## Stated problem
Go through the entries below and copy each line containing the word "Recreate".

## Supplied entries
========================================================================

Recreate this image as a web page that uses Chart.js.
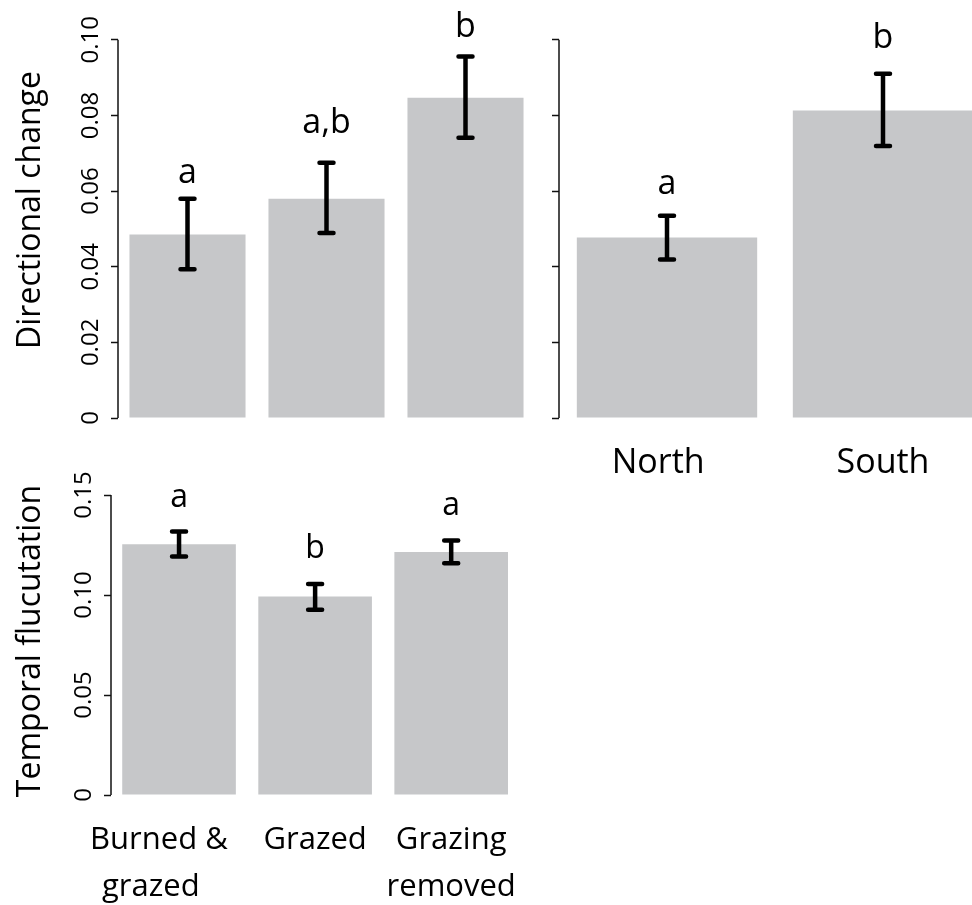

========================================================================

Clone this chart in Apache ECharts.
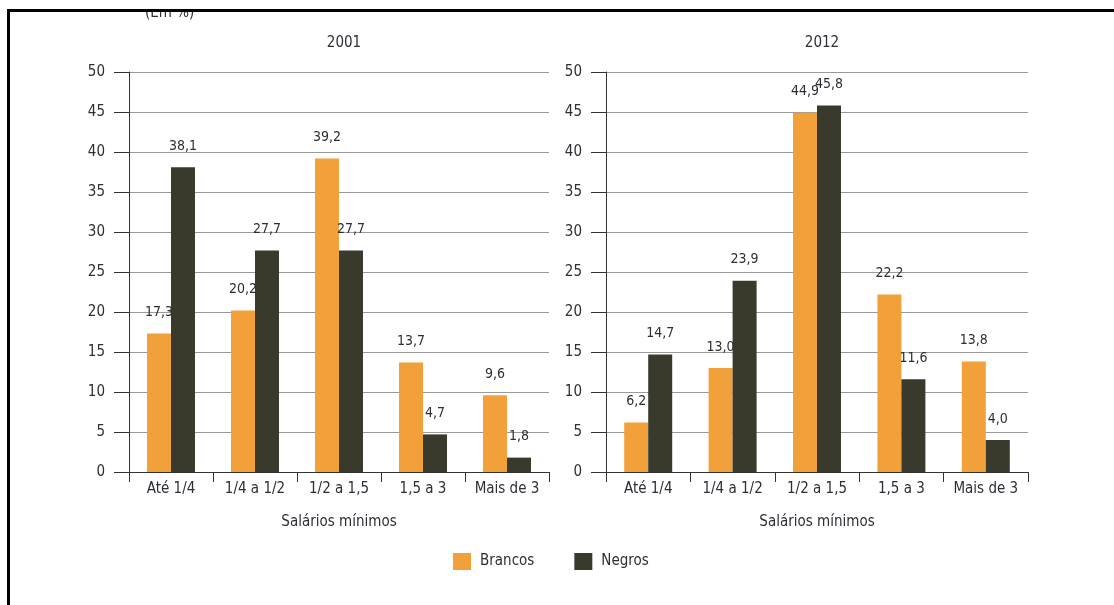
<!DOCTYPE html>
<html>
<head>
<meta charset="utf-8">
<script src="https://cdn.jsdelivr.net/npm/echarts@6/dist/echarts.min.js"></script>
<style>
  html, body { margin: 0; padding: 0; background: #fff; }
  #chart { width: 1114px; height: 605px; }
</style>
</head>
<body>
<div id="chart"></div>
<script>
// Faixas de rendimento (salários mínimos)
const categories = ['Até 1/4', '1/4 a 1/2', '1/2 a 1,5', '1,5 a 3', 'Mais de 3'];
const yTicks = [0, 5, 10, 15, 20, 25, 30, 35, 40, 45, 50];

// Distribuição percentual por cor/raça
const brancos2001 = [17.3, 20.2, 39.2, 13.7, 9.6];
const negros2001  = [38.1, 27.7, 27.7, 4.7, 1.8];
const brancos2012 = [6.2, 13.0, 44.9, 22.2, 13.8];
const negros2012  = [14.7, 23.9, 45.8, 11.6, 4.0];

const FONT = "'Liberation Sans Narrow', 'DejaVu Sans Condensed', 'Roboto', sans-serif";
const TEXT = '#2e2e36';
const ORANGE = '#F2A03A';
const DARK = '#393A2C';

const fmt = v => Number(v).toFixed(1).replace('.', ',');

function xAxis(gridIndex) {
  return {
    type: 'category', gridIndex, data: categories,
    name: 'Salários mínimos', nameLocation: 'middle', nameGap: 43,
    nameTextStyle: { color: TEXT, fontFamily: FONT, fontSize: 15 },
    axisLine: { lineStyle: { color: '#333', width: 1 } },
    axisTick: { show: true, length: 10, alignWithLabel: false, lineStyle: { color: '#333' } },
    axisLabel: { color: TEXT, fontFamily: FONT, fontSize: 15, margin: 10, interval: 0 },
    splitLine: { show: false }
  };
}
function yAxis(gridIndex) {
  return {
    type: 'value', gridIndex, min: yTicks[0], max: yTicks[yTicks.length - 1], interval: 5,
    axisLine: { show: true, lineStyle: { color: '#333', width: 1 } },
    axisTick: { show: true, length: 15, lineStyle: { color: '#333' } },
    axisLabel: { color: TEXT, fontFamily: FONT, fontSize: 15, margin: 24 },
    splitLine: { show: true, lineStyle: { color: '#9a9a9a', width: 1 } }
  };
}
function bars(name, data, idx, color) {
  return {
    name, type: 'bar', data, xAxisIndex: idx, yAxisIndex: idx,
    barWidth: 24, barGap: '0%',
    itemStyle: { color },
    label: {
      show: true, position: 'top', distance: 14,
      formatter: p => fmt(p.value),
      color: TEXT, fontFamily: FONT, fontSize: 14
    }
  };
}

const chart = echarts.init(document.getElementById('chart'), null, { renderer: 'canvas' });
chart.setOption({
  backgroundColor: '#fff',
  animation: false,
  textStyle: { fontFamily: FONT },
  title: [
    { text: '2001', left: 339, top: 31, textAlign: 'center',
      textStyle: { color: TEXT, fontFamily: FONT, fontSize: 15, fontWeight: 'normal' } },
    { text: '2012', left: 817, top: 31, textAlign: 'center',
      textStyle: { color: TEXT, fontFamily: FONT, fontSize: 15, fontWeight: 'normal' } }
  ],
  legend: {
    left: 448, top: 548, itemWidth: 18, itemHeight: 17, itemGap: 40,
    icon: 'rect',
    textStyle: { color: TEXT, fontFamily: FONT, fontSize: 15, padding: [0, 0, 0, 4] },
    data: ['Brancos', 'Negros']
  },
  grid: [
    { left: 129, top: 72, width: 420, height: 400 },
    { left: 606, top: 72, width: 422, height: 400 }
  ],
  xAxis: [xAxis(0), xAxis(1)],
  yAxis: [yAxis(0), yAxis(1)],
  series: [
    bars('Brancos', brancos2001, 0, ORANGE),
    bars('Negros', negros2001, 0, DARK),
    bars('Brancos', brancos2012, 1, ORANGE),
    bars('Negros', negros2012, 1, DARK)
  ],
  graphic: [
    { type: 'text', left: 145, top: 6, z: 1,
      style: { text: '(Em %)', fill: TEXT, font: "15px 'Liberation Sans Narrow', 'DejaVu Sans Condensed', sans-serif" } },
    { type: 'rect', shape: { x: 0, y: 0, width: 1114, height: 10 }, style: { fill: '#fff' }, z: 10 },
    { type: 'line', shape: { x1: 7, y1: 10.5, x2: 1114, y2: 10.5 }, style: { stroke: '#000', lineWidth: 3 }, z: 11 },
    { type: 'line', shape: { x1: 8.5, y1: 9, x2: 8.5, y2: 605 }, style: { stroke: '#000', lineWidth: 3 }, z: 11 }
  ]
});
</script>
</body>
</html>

========================================================================

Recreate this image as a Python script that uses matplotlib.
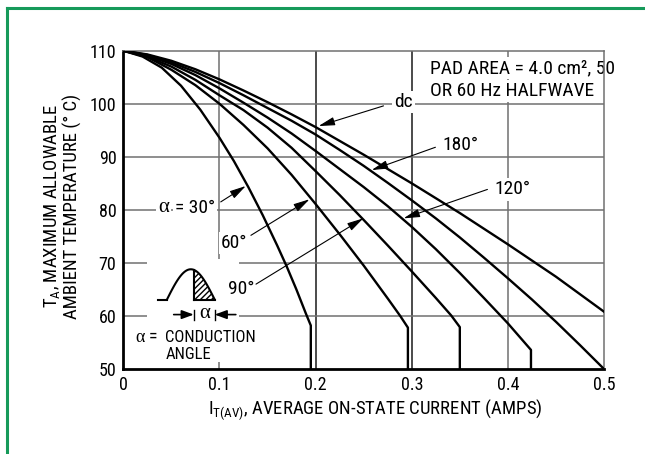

========================================================================

## Exercise answer
Recreate this image as a web page that uses Chart.js.
Recreate this image as a Python script that uses matplotlib.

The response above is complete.